Sahaya çıktığımızda Knights koçu Aziz Erkin Altınok karşıladı bizi. Hakem ekibini görünce de maça verilen önemi gördüm, oyunu bilen, tecrübeli bir kadroydu, başlarında Umut Erdener. Hep düşünmüştüm üniversitemizin rektörü Prof.Dr.Murat Barkan haricinde maça giden rektör var mı acaba diye, cevabı almak burada nasip oldu. Başkent Üniversitesi rektörü Prof.Dr.Kenan Araz bize hoşgeldiniz dedi ve iyi dileklerini iletti. Bunlar Amerikan futbolunun geldiği noktayı açıkça ifade ediyordur herhalde. Her şey yolunda derken Başkent Üniversitesi kurucusu Prof.Dr.Mehmat Haberal ile tanışmak da kısmet oldu bize, yanımıza kadar gelip başarılar diledi. Bu, Konya deplasmanından sonra gördüğüm en misafirperver takım diye düşündürdü bana. Gelelim maça…

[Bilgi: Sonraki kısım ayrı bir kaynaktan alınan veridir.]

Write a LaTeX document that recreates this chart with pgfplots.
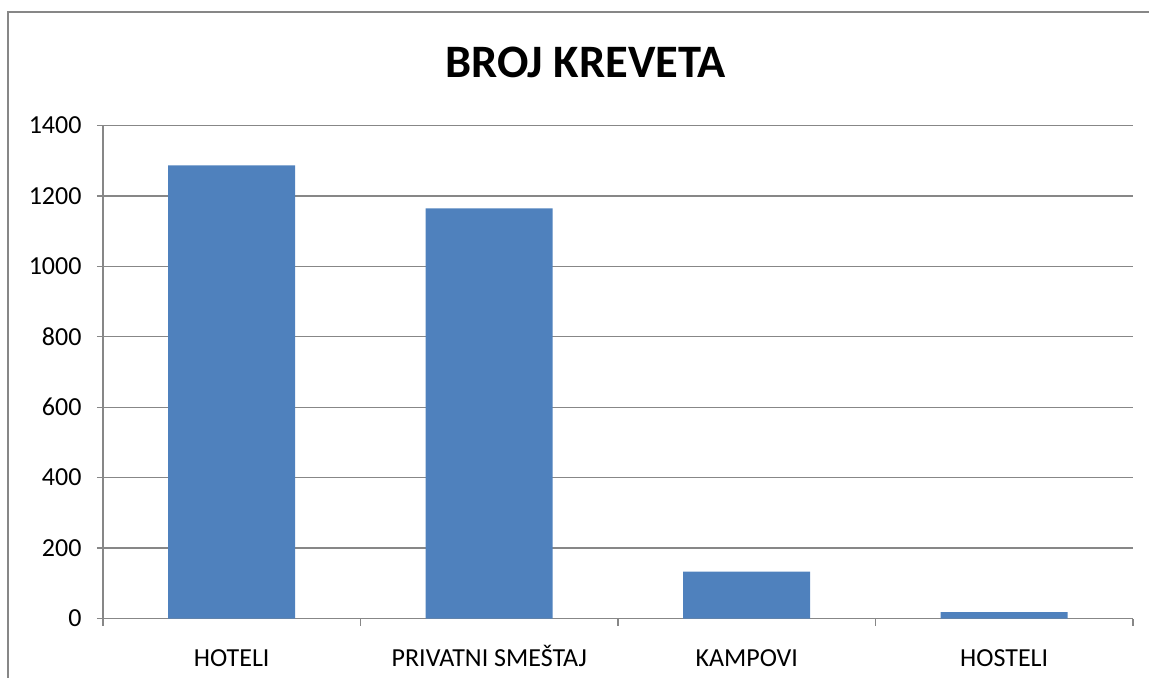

Kenarda başta Boğaçhan Karasu ve Alper Aruer olmak üzere yaklaşık 20 kişilik Red Deers maçı izlemeye gelmişti, kendi maçları var gibi tam kadroydular. Bu moralle girdiğimiz maçta ilk drive’da kazandığımız safety bize 2-0’lık avantajı verdi. İki takımın da defanslarının öne çıktığı ilk çeyrek bu sonuçla bitti. (özellikle Knights #45 çok etkili) İlk yarının sonuna doğru kısa bir pasla Mert Aktün’ü bulan QB’miz Arman Kutman skoru 8-0’a taşıdı. Extrayı değerlendiren Kubilay Yılmaz skoru 9-0’a taşıdı. Ciddi bir avantaj yakalamıştık. Tam bu sonuçla devre arası olacak derken Knights defansı koşucumuzu top kaybına zorladı ve TD yaptı, 9-6. Ekstra sayı denemsini vermeyen defansımız bozulan moralleri biraz da olsa düzeltebildi bu anda.

İkinci yarı da aynı havada gidiyor, maç böyle bitecek derken bitime 4 dakika 40 saniye kala Knights üst üste first down’larla ilerdiği drive sonucu kısa pasla TD yaptı ve 12-9 öne geçti. Kenarda yine kaybedeceğiz, bitti bu iş diye düşünmeye başlayan çoğu yeni oyuncumu extrayı vermeyen defansımız tekrar maça döndürdü. Bu sırada en etkili oyuncularımızdan Can Demirsoy sakatlandı ve ambulansla terk etmek zorunda kaldı sahayı, belki de dönüm noktası o andı bizim için. Hücum sıra bizde diyerek girdi sahaya maça yeni gelmiş gibilerdi, üst üste first down’larla ilerleyip 40 saniye kala orta mesafe bir pasla Mert Aktün yine TD yaptı tam her şey bitti derken, QB’miz Alper Sukar’ın pasında. Extra denemesini başaramayınca skor 15-12 lehimize oldu. Kalan 40 saniyede gelen cezalar ve etkili iki pasla redzone’umuza kadar geldi Knigths. Fakat endzone da yaptığı interception ile maçı bitiren “bence maçın en değerli oyuncusu” Ogün Öztürk oldu bizim adımıza. Maçı 15-12 kazanmıştık, bu iki sezon önceki üç uzatmaya giden 18-12 kazandığımız Yeditepe Eagles maçından sonraki en heyecanlı maçımızdı. Bu bizim “DİRİLİŞ”imizdi. Bununla birlikte akıllar Can’daydı, soluğu yanında aldık, röntgen, tomografi derken 15 gün takip edilmesi çıktı doktordan. Şu an durumu iyi.

Sonuçta zorlu deplasmandan galibiyetle dönerken çaylaklarımızı takıma entegre etmiş olmanın sevinciyle birlikte Ata’mızı huzurunda ziyaret etmenin verdiği duyguyla yola çıktık. Önümüzde ilk maçını EMU Crows’a 8-6 kaybeden İstanbul Conquerors var şimdi.

Daha önceden de bahsettiğim gibi, maç içindeki centilmekleri sebebiyle kaptan Sefa Hazır’a ve oyuncumuzu hastanede ziyaret edip bize otelimize kadar eşlik eden Knights koç ve oyuncularına tekrar teşekkür ederim.

Bu galibiyet bu uğurda ciddi şekilde sakatlanmasına rağmen desteğini her zaman arkamızda hissettiren İlhan Evin, Özgün Zor, Alkan Akar, İbrahim Dinçer ve her zaman arkamızda olan Amirallere hediyemiz olsun.